↓
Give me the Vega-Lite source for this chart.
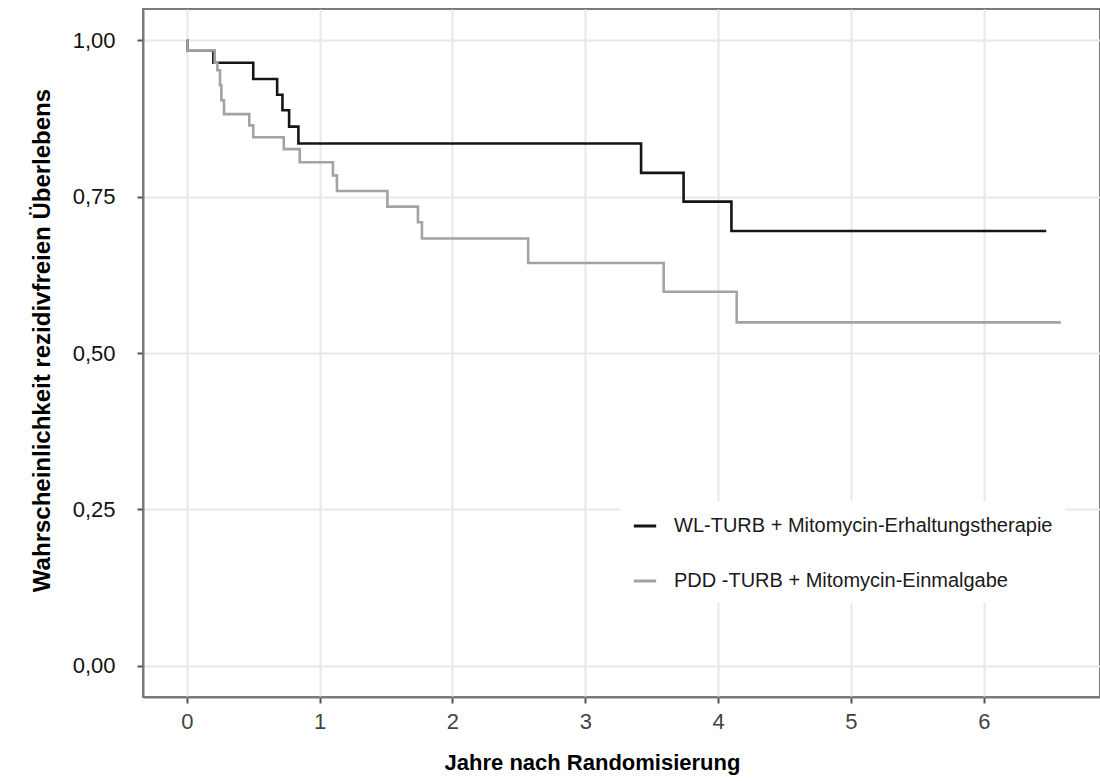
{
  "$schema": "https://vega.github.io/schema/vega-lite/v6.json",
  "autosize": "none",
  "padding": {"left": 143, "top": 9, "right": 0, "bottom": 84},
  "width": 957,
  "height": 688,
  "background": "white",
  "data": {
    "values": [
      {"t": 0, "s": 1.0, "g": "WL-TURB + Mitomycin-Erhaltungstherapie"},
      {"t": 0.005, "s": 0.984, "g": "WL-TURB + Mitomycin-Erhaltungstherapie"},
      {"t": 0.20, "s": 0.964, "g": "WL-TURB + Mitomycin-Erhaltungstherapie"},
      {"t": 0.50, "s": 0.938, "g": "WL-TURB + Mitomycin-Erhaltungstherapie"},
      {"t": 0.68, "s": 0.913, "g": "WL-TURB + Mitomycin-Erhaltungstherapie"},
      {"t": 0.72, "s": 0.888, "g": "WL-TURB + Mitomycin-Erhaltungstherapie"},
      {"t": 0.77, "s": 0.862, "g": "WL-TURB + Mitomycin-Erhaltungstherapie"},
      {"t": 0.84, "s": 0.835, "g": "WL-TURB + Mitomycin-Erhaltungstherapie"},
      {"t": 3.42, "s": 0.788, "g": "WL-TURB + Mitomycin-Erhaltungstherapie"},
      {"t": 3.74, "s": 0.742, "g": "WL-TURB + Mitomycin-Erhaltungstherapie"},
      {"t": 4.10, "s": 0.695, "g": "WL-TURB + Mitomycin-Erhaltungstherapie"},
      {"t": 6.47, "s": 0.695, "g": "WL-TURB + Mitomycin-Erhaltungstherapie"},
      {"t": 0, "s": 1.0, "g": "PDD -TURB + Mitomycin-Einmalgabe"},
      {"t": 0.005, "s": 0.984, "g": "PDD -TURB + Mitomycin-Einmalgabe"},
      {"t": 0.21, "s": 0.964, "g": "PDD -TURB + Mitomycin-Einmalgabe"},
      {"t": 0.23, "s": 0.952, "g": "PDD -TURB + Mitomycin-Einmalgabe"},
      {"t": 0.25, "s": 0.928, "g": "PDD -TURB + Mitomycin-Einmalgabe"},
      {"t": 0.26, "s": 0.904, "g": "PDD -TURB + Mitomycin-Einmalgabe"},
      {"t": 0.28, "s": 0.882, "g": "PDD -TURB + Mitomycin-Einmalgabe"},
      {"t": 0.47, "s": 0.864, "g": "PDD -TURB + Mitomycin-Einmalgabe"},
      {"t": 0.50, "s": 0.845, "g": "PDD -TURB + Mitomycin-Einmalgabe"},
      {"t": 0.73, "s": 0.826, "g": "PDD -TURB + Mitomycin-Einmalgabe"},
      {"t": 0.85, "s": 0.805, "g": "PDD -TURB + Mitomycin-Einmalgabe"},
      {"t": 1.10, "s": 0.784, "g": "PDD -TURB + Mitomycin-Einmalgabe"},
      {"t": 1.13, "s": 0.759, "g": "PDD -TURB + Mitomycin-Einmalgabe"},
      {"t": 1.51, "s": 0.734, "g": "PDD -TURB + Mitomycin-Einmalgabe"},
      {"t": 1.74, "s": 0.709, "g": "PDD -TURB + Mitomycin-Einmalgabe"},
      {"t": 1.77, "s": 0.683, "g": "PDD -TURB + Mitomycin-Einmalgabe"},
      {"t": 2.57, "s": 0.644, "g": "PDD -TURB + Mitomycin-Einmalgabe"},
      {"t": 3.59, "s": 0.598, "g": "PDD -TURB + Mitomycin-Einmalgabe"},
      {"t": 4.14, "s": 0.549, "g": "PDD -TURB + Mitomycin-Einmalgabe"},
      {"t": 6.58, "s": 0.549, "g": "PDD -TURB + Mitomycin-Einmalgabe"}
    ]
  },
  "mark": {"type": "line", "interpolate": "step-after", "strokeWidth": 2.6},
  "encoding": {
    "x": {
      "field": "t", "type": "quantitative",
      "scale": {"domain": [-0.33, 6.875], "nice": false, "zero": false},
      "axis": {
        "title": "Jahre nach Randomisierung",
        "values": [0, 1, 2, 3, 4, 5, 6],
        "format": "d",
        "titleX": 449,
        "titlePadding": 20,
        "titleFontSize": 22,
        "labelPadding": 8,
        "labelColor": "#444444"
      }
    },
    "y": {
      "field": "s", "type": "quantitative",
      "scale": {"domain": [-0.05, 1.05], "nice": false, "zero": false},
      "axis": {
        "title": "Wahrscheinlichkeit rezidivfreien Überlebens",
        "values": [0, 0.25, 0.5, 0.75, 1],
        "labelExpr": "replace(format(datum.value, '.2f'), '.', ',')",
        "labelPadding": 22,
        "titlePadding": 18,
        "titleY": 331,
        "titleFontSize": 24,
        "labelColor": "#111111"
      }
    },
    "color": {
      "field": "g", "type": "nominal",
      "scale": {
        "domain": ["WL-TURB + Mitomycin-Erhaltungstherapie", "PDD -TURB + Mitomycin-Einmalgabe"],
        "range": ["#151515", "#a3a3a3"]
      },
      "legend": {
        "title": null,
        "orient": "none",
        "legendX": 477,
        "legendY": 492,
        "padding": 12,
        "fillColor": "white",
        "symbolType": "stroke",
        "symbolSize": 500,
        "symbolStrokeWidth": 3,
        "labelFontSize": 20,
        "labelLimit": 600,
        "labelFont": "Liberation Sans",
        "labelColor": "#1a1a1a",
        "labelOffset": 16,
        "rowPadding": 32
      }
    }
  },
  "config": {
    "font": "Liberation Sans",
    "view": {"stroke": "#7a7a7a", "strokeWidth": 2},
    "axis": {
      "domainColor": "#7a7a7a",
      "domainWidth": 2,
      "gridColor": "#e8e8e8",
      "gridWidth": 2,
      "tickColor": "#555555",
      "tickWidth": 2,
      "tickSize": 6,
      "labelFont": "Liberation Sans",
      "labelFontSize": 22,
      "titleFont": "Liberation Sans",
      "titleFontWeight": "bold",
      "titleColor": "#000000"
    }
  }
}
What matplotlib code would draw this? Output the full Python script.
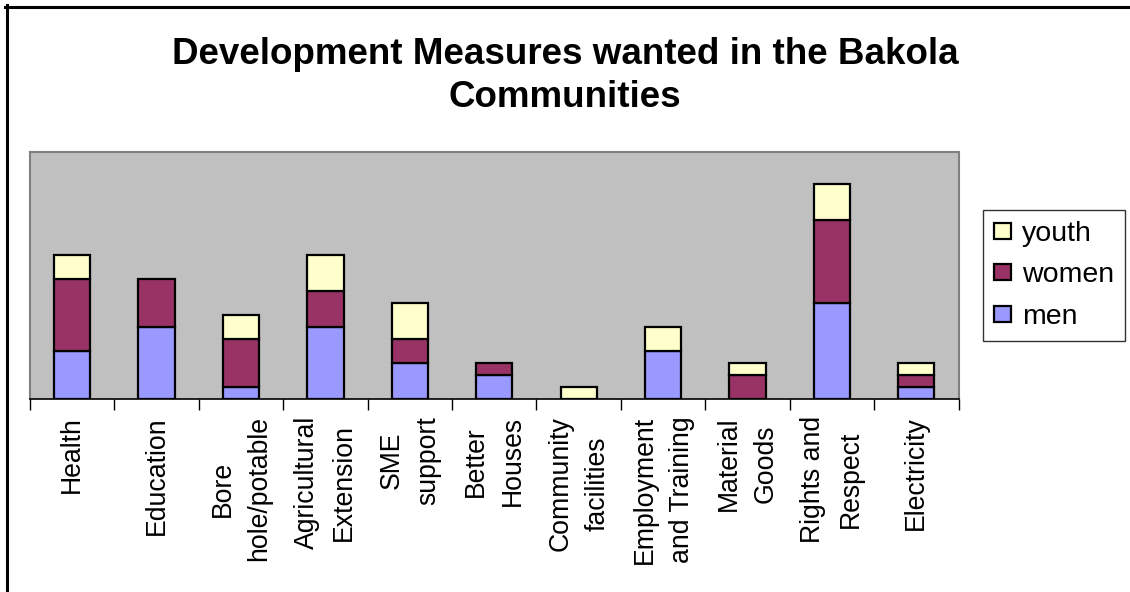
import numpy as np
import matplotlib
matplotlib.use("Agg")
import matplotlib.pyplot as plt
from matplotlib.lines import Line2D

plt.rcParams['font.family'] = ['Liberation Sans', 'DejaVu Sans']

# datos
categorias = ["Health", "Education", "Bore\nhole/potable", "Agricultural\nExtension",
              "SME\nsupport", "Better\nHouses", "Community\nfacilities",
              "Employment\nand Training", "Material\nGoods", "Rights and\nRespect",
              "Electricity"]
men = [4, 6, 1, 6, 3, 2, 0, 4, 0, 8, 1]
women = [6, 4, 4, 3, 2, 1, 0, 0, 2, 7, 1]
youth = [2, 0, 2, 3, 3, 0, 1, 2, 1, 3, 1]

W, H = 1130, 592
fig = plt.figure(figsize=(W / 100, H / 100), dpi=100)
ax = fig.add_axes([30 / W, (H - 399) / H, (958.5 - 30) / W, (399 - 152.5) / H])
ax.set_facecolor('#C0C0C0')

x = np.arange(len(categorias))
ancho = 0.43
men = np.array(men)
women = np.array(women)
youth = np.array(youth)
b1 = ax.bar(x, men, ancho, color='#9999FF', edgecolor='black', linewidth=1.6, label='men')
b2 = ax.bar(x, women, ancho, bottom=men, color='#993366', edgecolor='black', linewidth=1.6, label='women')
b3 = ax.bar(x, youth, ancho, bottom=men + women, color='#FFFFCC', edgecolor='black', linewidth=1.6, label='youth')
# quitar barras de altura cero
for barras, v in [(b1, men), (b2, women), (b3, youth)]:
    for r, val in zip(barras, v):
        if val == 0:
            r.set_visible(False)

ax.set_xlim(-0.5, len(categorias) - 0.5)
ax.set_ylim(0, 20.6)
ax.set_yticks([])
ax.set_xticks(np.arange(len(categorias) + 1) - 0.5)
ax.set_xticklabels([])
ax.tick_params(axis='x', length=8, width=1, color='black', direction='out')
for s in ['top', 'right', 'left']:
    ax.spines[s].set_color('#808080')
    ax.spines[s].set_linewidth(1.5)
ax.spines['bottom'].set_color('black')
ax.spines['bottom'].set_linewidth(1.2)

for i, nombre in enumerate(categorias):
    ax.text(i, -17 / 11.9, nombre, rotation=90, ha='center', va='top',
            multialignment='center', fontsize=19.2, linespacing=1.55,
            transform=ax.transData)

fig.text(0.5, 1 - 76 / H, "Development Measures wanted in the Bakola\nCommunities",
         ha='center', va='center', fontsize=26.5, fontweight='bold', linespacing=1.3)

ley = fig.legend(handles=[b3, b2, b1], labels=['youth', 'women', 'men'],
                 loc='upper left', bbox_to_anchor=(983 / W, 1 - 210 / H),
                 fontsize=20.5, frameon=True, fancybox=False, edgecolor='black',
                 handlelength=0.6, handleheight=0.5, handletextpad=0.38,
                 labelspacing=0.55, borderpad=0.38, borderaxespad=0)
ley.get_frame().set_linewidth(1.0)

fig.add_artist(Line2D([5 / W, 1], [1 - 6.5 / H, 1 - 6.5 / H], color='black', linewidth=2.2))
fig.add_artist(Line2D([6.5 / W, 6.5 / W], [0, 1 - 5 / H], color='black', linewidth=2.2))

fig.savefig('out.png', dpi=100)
↑
Going back to the data above, write out everything from the line with "What matplotlib code" down to the line with "plt.rcParams['font.family'] = ['Liberation", both included, leaving every picture out.

What matplotlib code would draw this? Output the full Python script.
import numpy as np
import matplotlib
matplotlib.use("Agg")
import matplotlib.pyplot as plt
from matplotlib.lines import Line2D

plt.rcParams['font.family'] = ['Liberation Sans', 'DejaVu Sans']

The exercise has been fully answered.